This week, I am in northern WI spending some time in a cabin painting. While here for a week, I am taking much-needed time to look, to reflect, and to see. This morning as I was out for my walk, I became aware that my work over the years has always been about this moment that I was experiencing. Walking down a gravel road, looking down, hearing the birds, looking right and left - watching the forest sIowly pass me by - one stride at a time. I was looking out - peering through the underbrush into the forest. I remember as a child, my father asking me to look into the woods as we were driving. "Look for deer' he would say, and my brother Curtis and I would look out into the forests and pasture land of northern Minnesota or Wisconsin. We would log miles and hours looking out into the passing landscape. My father was always the best at this, spotting even the smallest movement or patch of grey-brown in the distance, the ditch, or amongst the trees. My brother and I would marvel when our father would even spot the small reflections of eyes in the ditches at night. The landscape would pass us by, and our minds would wander - eventually to slumber in the back seat of our Chevy Impala station wagon.

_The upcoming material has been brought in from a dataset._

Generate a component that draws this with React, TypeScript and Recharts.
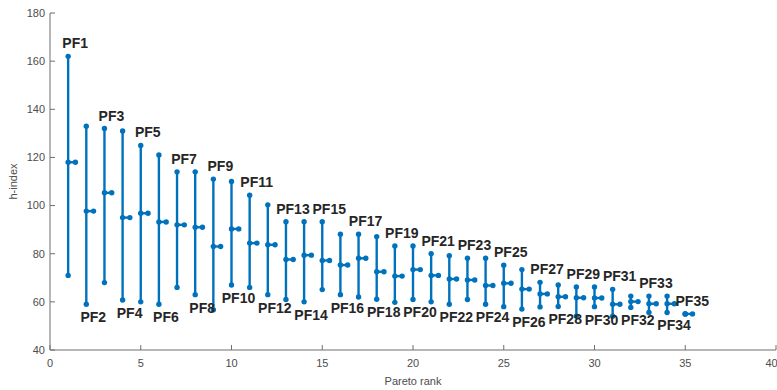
import { ScatterChart, Scatter, XAxis, YAxis } from "recharts"

const COLOR = "#0072BD"
const AXIS = "#6f6f6f"
const FONT = "'Liberation Sans', Arial, Helvetica, sans-serif"

// Pareto front rank, one entry per front
const ranks = [
  1, 2, 3, 4, 5, 6, 7, 8, 9, 10, 11, 12, 13, 14, 15, 16, 17, 18,
  19, 20, 21, 22, 23, 24, 25, 26, 27, 28, 29, 30, 31, 32, 33, 34, 35,
]
const names = ranks.map((r) => `PF${r}`)

// h-index range per front
const maxH = [
  162, 133, 132, 131, 125, 121, 114, 114, 111, 110, 104.3, 100.3, 93.3, 93.3, 93.3,
  88.1, 88.1, 87.1, 83.2, 83.2, 80, 79.2, 78.1, 78.1, 75.2, 73.4, 68.1, 67, 66.2,
  66.2, 65.2, 62.4, 62.4, 62.4, 55,
]
const medH = [
  118, 97.7, 105.3, 95, 96.8, 93.2, 92, 91, 83, 90.3, 84.4, 83.7, 77.6, 79.4, 77.2,
  75.3, 78.1, 72.5, 70.7, 73.4, 71, 69.5, 69.1, 66.8, 67.7, 65.3, 63.3, 62.1, 61.7,
  61.6, 59, 60.1, 59.2, 59.2, 55,
]
const minH = [
  71, 59, 68, 60.8, 60, 59, 66, 63, 56.7, 67, 66, 63, 61, 60, 65.1, 63, 62, 61.1, 59.8,
  61, 60, 59, 61, 59, 58, 57, 57.9, 58.1, 54, 58, 54, 57.7, 55.6, 55.6, 55,
]

const xTicks = [0, 5, 10, 15, 20, 25, 30, 35, 40]
const yTicks = [40, 60, 80, 100, 120, 140, 160, 180]
const MEDIAN_LEN = 0.4

const Dot = (p: any) => <circle cx={p.cx} cy={p.cy} r={2.7} fill={COLOR} />

const labelShape = (above: boolean) => (p: any) => (
  <text
    x={p.cx + 7}
    y={above ? p.cy - 8 : p.cy + 18}
    textAnchor="middle"
    fontFamily={FONT}
    fontWeight="bold"
    fontSize={14}
    fill="#262626"
  >
    {p.payload.name}
  </text>
)

const XTitle = (props: any) => {
  const vb = props.viewBox
  return (
    <text x={vb.x + vb.width / 2} y={vb.y + 35} textAnchor="middle" fontFamily={FONT} fontSize={11} fill="#4d4d4d">
      Pareto rank
    </text>
  )
}

const YTitle = (props: any) => {
  const vb = props.viewBox
  const cx = vb.x + 17
  const cy = vb.y + vb.height / 2
  return (
    <text x={cx} y={cy} transform={`rotate(-90 ${cx} ${cy})`} textAnchor="middle" fontFamily={FONT} fontSize={11} fill="#4d4d4d">
      h-index
    </text>
  )
}

export default function App() {
  const tickStyle = { fontFamily: FONT, fontSize: 11, fill: "#4d4d4d" }
  const topLabels = ranks
    .map((r, i) => ({ x: r, y: maxH[i], name: names[i] }))
    .filter((_, i) => i % 2 === 0)
  const bottomLabels = ranks
    .map((r, i) => ({ x: r, y: minH[i], name: names[i] }))
    .filter((_, i) => i % 2 === 1)

  return (
    <div style={{ position: "absolute", left: 0, top: 0 }}>
      <ScatterChart width={777} height={390} margin={{ top: 13, right: 1, bottom: 0, left: 0 }}>
        <XAxis
          type="number"
          dataKey="x"
          domain={[0, 40]}
          ticks={xTicks}
          allowDataOverflow
          height={40}
          stroke={AXIS}
          tickSize={-5}
          tickMargin={14}
          tick={tickStyle}
          label={{ content: XTitle }}
        />
        <XAxis
          xAxisId="top"
          type="number"
          orientation="top"
          domain={[0, 40]}
          ticks={xTicks}
          height={0}
          stroke={AXIS}
          tickSize={-5}
          tickFormatter={() => ""}
        />
        <YAxis
          type="number"
          dataKey="y"
          domain={[40, 180]}
          ticks={yTicks}
          allowDataOverflow
          width={50}
          stroke={AXIS}
          tickSize={-5}
          tickMargin={10}
          tick={tickStyle}
          label={{ content: YTitle }}
        />
        <YAxis
          yAxisId="right"
          type="number"
          orientation="right"
          domain={[40, 180]}
          ticks={yTicks}
          width={0}
          stroke={AXIS}
          tickSize={-5}
          tickFormatter={() => ""}
        />
        {ranks.map((r, i) => (
          <Scatter
            key={`range-${r}`}
            data={[
              { x: r, y: minH[i] },
              { x: r, y: maxH[i] },
            ]}
            fill={COLOR}
            line={{ stroke: COLOR, strokeWidth: 2.4 }}
            shape={Dot}
            isAnimationActive={false}
          />
        ))}
        {ranks.map((r, i) => (
          <Scatter
            key={`median-${r}`}
            data={[
              { x: r, y: medH[i] },
              { x: r + MEDIAN_LEN, y: medH[i] },
            ]}
            fill={COLOR}
            line={{ stroke: COLOR, strokeWidth: 2.4 }}
            shape={Dot}
            isAnimationActive={false}
          />
        ))}
        <Scatter data={topLabels} shape={labelShape(true)} isAnimationActive={false} />
        <Scatter data={bottomLabels} shape={labelShape(false)} isAnimationActive={false} />
      </ScatterChart>
    </div>
  )
}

I am always looking. I enjoy peering through the forest of trees, or out toward the passing pasturelands as I drive. I find a significant amount of happiness, and solitude when I look outward into the distance. This simple act has had a profound impact on me. I have grown to understand this simple act of looking out - has fueled most of my artistic investigations. My paintings are for me places where I can layer up patterns and structures to create avenues and passages into depth. The gaps, negative spaces, and overlapping patterns create a mysterious environment to explore, to wander into.

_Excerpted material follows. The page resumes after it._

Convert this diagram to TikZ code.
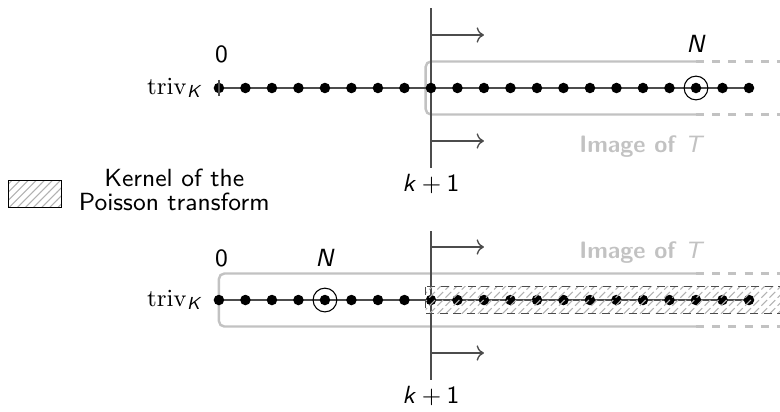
\documentclass[tikz,border=0pt]{standalone}
\usepackage{amsmath,amssymb}
\usepackage{tikz}
\usetikzlibrary{patterns,positioning,arrows.meta}

\definecolor{imggray}{gray}{0.76}
\newcommand{\sv}[1]{\textsf{\textsl{#1}}}

\tikzset{
  dot/.style={circle, fill=black, inner sep=0pt, minimum size=3.9pt},
  ring/.style={circle, draw=black, thin, inner sep=0pt, minimum size=8.8pt},
  rowline/.style={black!70, line width=0.5pt},
  cutline/.style={black!70, line width=0.6pt},
  imgline/.style={imggray, line width=0.9pt},
  imglabel/.style={imggray, font=\sffamily\bfseries\fontsize{8.8}{10}\selectfont},
  kernel/.style={pattern=north east lines, pattern color=gray!60, draw=black!70, densely dashed, line width=0.4pt},
}

\begin{document}
\begin{tikzpicture}[x=0.345cm, y=0.345cm, font=\sffamily\fontsize{9.2}{10}\selectfont]
\useasboundingbox (-8.26,-12.19) rectangle (21.17,3.32);

% Image of T, top row
\draw[imgline, rounded corners=2pt] (18,1) -- (7.8,1) -- (7.8,-1) -- (18,-1);
\draw[imgline, dashed] (18,1) -- (21.3,1);
\draw[imgline, dashed] (18,-1) -- (21.3,-1);

% Image of T, bottom row
\draw[imgline, rounded corners=2pt] (18,-7) -- (0,-7) -- (0,-9) -- (18,-9);
\draw[imgline, dashed] (18,-7) -- (21.3,-7);
\draw[imgline, dashed] (18,-9) -- (21.3,-9);

% Cut at k+1 with arrows
\foreach \r/\y/\h in {t/0/3, b/-8/2.6} {
  \coordinate (\r cuta) at (8,\y+\h);
  \coordinate (\r cutb) at (8,\y-3);
  \draw[cutline] (\r cuta) -- (\r cutb);
  \coordinate (\r arra) at (8,\y+2);
  \coordinate (\r arrae) at (10,\y+2);
  \coordinate (\r arrb) at (8,\y-2);
  \coordinate (\r arrbe) at (10,\y-2);
  \draw[rowline, ->] (\r arra) -- (\r arrae);
  \draw[rowline, ->] (\r arrb) -- (\r arrbe);
  \node (\r klab) at (8,\y-3.62) {\sv{k}${}+{}$1};
}

% Rows of points
\foreach \r/\y/\z in {t/0/1.25, b/-8/1.58} {
  \foreach \i in {0,...,20}
    \coordinate (\r\i) at (\i,\y);
  \draw[rowline] (\r0) -- (\r20);
  \foreach \i in {0,...,20}
    \node[dot] (\r d\i) at (\r\i) {};
  \node[anchor=east] (\r triv) at (-0.25,\y) {$\mathrm{triv}_{\sv{K}}$};
  \node (\r zero) at (0.1,\y+\z) {0};
}
\draw[rowline] ([yshift=3pt]t0) -- ([yshift=-3pt]t0);

% N in each row
\node[ring] (tN) at (t18) {};
\node (tNlab) at (18,1.66) {\sv{N}};
\node[ring] (bN) at (b4) {};
\node (bNlab) at (4,-6.4) {\sv{N}};

% Image labels
\node[imglabel] (timg) at (15.96,-2.2) {Image of \textmd{\sv{T}}};
\node[imglabel] (bimg) at (15.96,-6.2) {Image of \textmd{\sv{T}}};

% Kernel of the Poisson transform
\draw[kernel] (7.8,-7.5) rectangle (21.5,-8.5);

% Legend
\node[draw=black, line width=0.4pt, pattern=north east lines, pattern color=gray!60,
      minimum width=0.69cm, minimum height=0.345cm, inner sep=0pt] (legbox) at (-6.95,-4) {};
\node[right=0.1cm of legbox, align=center, yshift=1.5pt,
      font=\sffamily\fontsize{9.2}{8.6}\selectfont] (legtext) {Kernel of the\\Poisson transform};

\end{tikzpicture}
\end{document}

My wandering into the distance- through the landscape of my native Minnesota, has helped me to realize that as I am looking outward, my mind often portages inward. The act of looking outward, is mirrored - and I have grown to rely on these self reflective moments. I seek them out, and have worked to reproduce them in my paintings over the years. These new works are mandalas about this inward/outward experience. I hope they are assemblages where someone may be compelled to look, to question, and to experience an act of visual passage.